* _EXERCISE INSTRUCTIONS_: Repeat the material exactly from its first line to the line that includes "const thetaStep = 0.25;". Skip pictures.

* _GIVEN DATA_:
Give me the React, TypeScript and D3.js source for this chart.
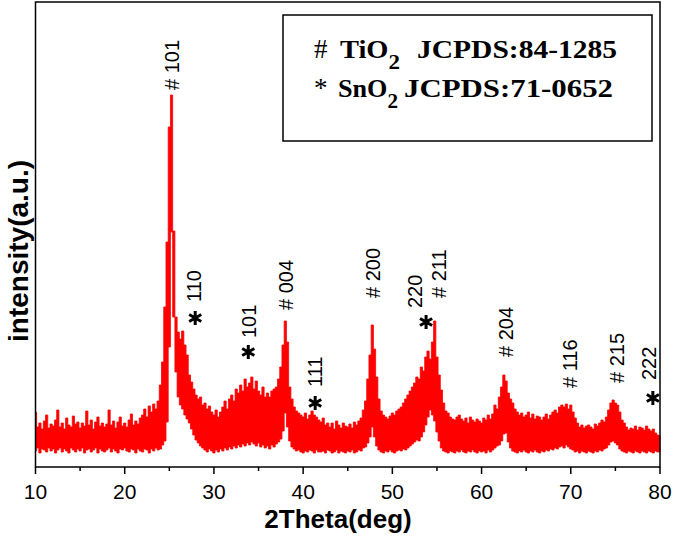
import { useEffect, useRef } from 'react';
import * as d3 from 'd3';

// XRD scan: one upper and one lower edge value per 0.25 deg
const thetaStart = 10;
const thetaStep = 0.25;

// upper edge of the noisy trace (a.u.), rows of 1 deg from 10 to 80
const upper: number[] = [
  55, 40, 44, 38, 46, 52, 39, 43, 41, 47, 57, 40, 44, 38, 49, 42, // 10-13
  40, 51, 43, 45, 39, 44, 41, 56, 42, 47, 38, 45, 50, 41, 44, 40, // 14-17
  43, 57, 42, 46, 39, 45, 50, 41, 44, 40, 47, 53, 42, 46, 43, 49, // 18-21
  52, 58, 50, 61, 55, 63, 58, 66, 82, 105, 160, 225, 340, 372, 236, 150, // 22-25
  135, 128, 136, 122, 112, 92, 85, 78, 72, 68, 70, 62, 64, 58, 61, 55, // 26-29
  52, 57, 50, 55, 60, 66, 58, 68, 72, 66, 78, 74, 82, 76, 88, 80, // 30-33
  84, 90, 78, 86, 76, 72, 80, 70, 74, 70, 76, 78, 80, 88, 100, 122, // 34-37
  146, 125, 80, 68, 60, 56, 54, 52, 50, 54, 48, 52, 56, 52, 50, 47, // 38-41
  45, 49, 42, 44, 40, 44, 38, 46, 42, 39, 44, 41, 40, 43, 39, 45, // 42-45
  42, 46, 49, 57, 66, 88, 112, 142, 118, 90, 68, 56, 52, 50, 48, 51, // 46-49
  54, 52, 56, 58, 60, 64, 68, 72, 76, 80, 84, 90, 88, 100, 96, 110, // 50-53
  116, 108, 125, 146, 110, 92, 77, 64, 56, 54, 50, 48, 47, 50, 52, 48, // 54-57
  46, 49, 44, 50, 47, 45, 48, 46, 44, 49, 47, 52, 48, 53, 62, 58, // 58-61
  70, 80, 92, 86, 74, 68, 64, 58, 55, 52, 54, 50, 52, 55, 49, 53, // 62-65
  48, 51, 50, 47, 50, 53, 48, 52, 55, 57, 54, 60, 62, 60, 63, 58, // 66-69
  62, 55, 49, 44, 40, 42, 39, 41, 42, 40, 38, 43, 41, 44, 47, 45, // 70-73
  50, 57, 64, 67, 64, 62, 55, 47, 44, 40, 37, 39, 38, 41, 37, 40, // 74-77
  39, 37, 41, 38, 36, 38, 34, 32, 31, // 78-80
];

// lower edge of the noisy trace (a.u.)
const lower: number[] = [
  16, 19, 14, 18, 17, 15, 19, 16, 18, 14, 17, 19, 15, 18, 16, 14, // 10-13
  19, 17, 15, 18, 16, 19, 14, 17, 18, 15, 17, 19, 14, 18, 16, 15, // 14-17
  17, 19, 15, 18, 16, 14, 18, 17, 19, 16, 15, 18, 17, 14, 18, 16, // 18-21
  15, 18, 17, 14, 18, 16, 19, 17, 18, 22, 26, 45, 120, 235, 150, 95, // 22-25
  70, 62, 58, 52, 48, 44, 38, 32, 27, 24, 21, 19, 17, 15, 18, 16, // 26-29
  14, 17, 15, 18, 16, 19, 17, 20, 18, 21, 19, 22, 20, 23, 21, 24, // 30-33
  22, 25, 23, 21, 24, 20, 22, 19, 21, 18, 22, 20, 23, 25, 28, 36, // 34-37
  54, 40, 26, 20, 18, 16, 17, 15, 14, 16, 15, 17, 16, 14, 17, 15, // 38-41
  15, 16, 14, 17, 16, 14, 15, 17, 14, 16, 15, 14, 16, 15, 17, 14, // 42-45
  15, 17, 16, 19, 20, 24, 30, 40, 30, 21, 17, 15, 14, 16, 15, 17, // 46-49
  15, 14, 16, 17, 16, 18, 17, 19, 21, 23, 25, 27, 26, 30, 35, 42, // 50-53
  50, 57, 52, 46, 35, 26, 19, 16, 15, 14, 16, 15, 14, 16, 15, 17, // 54-57
  15, 14, 16, 15, 17, 15, 14, 16, 15, 16, 14, 17, 15, 17, 19, 21, // 58-61
  22, 26, 33, 34, 25, 19, 16, 15, 14, 16, 15, 17, 15, 14, 16, 15, // 62-65
  17, 15, 14, 16, 15, 17, 16, 18, 17, 19, 18, 20, 21, 19, 22, 20, // 66-69
  18, 17, 15, 16, 14, 16, 15, 14, 16, 15, 14, 16, 15, 17, 16, 18, // 70-73
  19, 22, 25, 26, 24, 22, 18, 16, 15, 14, 16, 15, 14, 16, 15, 14, // 74-77
  16, 15, 14, 16, 15, 14, 16, 15, 15, // 78-80
];

const xTicks = [10, 20, 30, 40, 50, 60, 70, 80];
const xMinorTicks = [15, 25, 35, 45, 55, 65, 75];

// anatase TiO2 reflections (#): label foot position
const tioHkl = ['101', '004', '200', '211', '204', '116', '215'];
const tioTheta = [25.3, 38.08, 47.84, 55.24, 62.75, 69.9, 75.2];
const tioLevel = [377, 157, 169, 169, 110, 79, 84];

// SnO2 reflections (*): label foot position and star position
const snoHkl = ['110', '101', '111', '220', '222'];
const snoTheta = [27.77, 33.9, 41.35, 52.55, 78.8];
const snoLevel = [165, 129, 80, 159, 87];
const starTheta = [27.9, 33.85, 41.35, 53.78, 79.2];
const starLevel = [149, 115, 64, 145, 69];

const App: React.FC = () => {
  const svgRef = useRef<SVGSVGElement | null>(null);

  useEffect(() => {
    if (!svgRef.current) return;

    const width = 675;
    const height = 536;
    const left = 35.5;
    const right = 660;
    const top = 2;
    const bottom = 467;

    const x = d3.scaleLinear().domain([10, 80]).range([left, right]);
    const y = d3.scaleLinear().domain([0, 465]).range([bottom, top]);

    const svg = d3.select(svgRef.current);
    svg.selectAll('*').remove();
    svg.attr('width', width).attr('height', height);

    const scan = upper.map((hi, i) => ({
      theta: thetaStart + i * thetaStep,
      hi,
      lo: lower[i],
    }));

    const band = d3
      .area<{ theta: number; hi: number; lo: number }>()
      .x((d) => x(d.theta))
      .y0((d) => y(d.lo))
      .y1((d) => y(d.hi))
      .curve(d3.curveStep);

    svg
      .append('path')
      .attr('d', band(scan) ?? '')
      .attr('fill', '#ff0000')
      .attr('stroke', '#ff0000')
      .attr('stroke-width', 0.8);

    // frame
    svg
      .append('rect')
      .attr('x', left)
      .attr('y', top)
      .attr('width', right - left)
      .attr('height', bottom - top)
      .attr('fill', 'none')
      .attr('stroke', '#000')
      .attr('stroke-width', 1.5);

    // bottom ticks
    const tickG = svg.append('g').attr('stroke', '#000').attr('stroke-width', 1.5);
    tickG
      .selectAll('.major')
      .data(xTicks)
      .enter()
      .append('line')
      .attr('x1', (d) => x(d))
      .attr('x2', (d) => x(d))
      .attr('y1', bottom)
      .attr('y2', bottom + 7);
    tickG
      .selectAll('.minor')
      .data(xMinorTicks)
      .enter()
      .append('line')
      .attr('x1', (d) => x(d))
      .attr('x2', (d) => x(d))
      .attr('y1', bottom)
      .attr('y2', bottom + 4);

    svg
      .append('g')
      .selectAll('text')
      .data(xTicks)
      .enter()
      .append('text')
      .attr('x', (d) => x(d))
      .attr('y', 499)
      .attr('text-anchor', 'middle')
      .attr('font-family', 'Arial, "Liberation Sans", sans-serif')
      .attr('font-size', 21)
      .attr('fill', '#000')
      .text((d) => d);

    // axis titles
    svg
      .append('text')
      .attr('x', 338)
      .attr('y', 528)
      .attr('text-anchor', 'middle')
      .attr('font-family', 'Arial, "Liberation Sans", sans-serif')
      .attr('font-weight', 'bold')
      .attr('font-size', 26)
      .text('2Theta(deg)');

    svg
      .append('text')
      .attr('transform', 'translate(28,251) rotate(-90)')
      .attr('text-anchor', 'middle')
      .attr('font-family', 'Arial, "Liberation Sans", sans-serif')
      .attr('font-weight', 'bold')
      .attr('font-size', 28)
      .text('intensity(a.u.)');

    // peak labels
    const labelFont = 'Arial, "Liberation Sans", sans-serif';
    const tioG = svg.append('g');
    tioHkl.forEach((hkl, i) => {
      tioG
        .append('text')
        .attr('transform', `translate(${x(tioTheta[i]) + 7},${y(tioLevel[i])}) rotate(-90)`)
        .attr('font-family', labelFont)
        .attr('font-size', 20)
        .attr('fill', '#000')
        .text(`# ${hkl}`);
    });

    const snoG = svg.append('g');
    snoHkl.forEach((hkl, i) => {
      snoG
        .append('text')
        .attr('transform', `translate(${x(snoTheta[i]) + 7},${y(snoLevel[i])}) rotate(-90)`)
        .attr('font-family', labelFont)
        .attr('font-size', 20)
        .attr('fill', '#000')
        .text(hkl);

      const cx = x(starTheta[i]);
      const cy = y(starLevel[i]);
      const r = 7;
      const arms = [90, 30, 150].map((a) => {
        const rad = (a * Math.PI) / 180;
        const dx = r * Math.cos(rad);
        const dy = r * Math.sin(rad);
        return `M${cx - dx},${cy - dy}L${cx + dx},${cy + dy}`;
      });
      snoG
        .append('path')
        .attr('d', arms.join(''))
        .attr('stroke', '#000')
        .attr('stroke-width', 3);
    });

    // legend box
    svg
      .append('rect')
      .attr('x', 283)
      .attr('y', 15)
      .attr('width', 369)
      .attr('height', 126)
      .attr('fill', '#fff')
      .attr('stroke', '#000')
      .attr('stroke-width', 1.5);

    const serif = '"Times New Roman", "Liberation Serif", serif';
    const rows = [
      { mark: '#', formula: 'TiO', card: 'JCPDS:84-1285', base: 58, fx: 340, fw: 60, cx: 417, cw: 200 },
      { mark: '*', formula: 'SnO', card: 'JCPDS:71-0652', base: 97, fx: 338, fw: 60, cx: 404, cw: 209 },
    ];
    rows.forEach((row) => {
      const g = svg.append('g').attr('font-family', serif).attr('fill', '#000');
      g.append('text')
        .attr('x', 314)
        .attr('y', row.base)
        .attr('font-size', 27)
        .text(row.mark);
      const f = g
        .append('text')
        .attr('x', row.fx)
        .attr('y', row.base)
        .attr('font-size', 26)
        .attr('font-weight', 'bold')
        .attr('textLength', row.fw)
        .attr('lengthAdjust', 'spacingAndGlyphs');
      f.append('tspan').text(row.formula);
      f.append('tspan').attr('dy', 11).attr('font-size', 21).text('2');
      g.append('text')
        .attr('x', row.cx)
        .attr('y', row.base)
        .attr('font-size', 26)
        .attr('font-weight', 'bold')
        .attr('textLength', row.cw)
        .attr('lengthAdjust', 'spacingAndGlyphs')
        .text(row.card);
    });
  }, []);

  return (
    <div>
      <svg ref={svgRef} style={{ position: 'absolute', left: 0, top: 0 }}></svg>
    </div>
  );
};

export default App;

* _FULL ANSWER_:
Give me the React, TypeScript and D3.js source for this chart.
import { useEffect, useRef } from 'react';
import * as d3 from 'd3';

// XRD scan: one upper and one lower edge value per 0.25 deg
const thetaStart = 10;
const thetaStep = 0.25;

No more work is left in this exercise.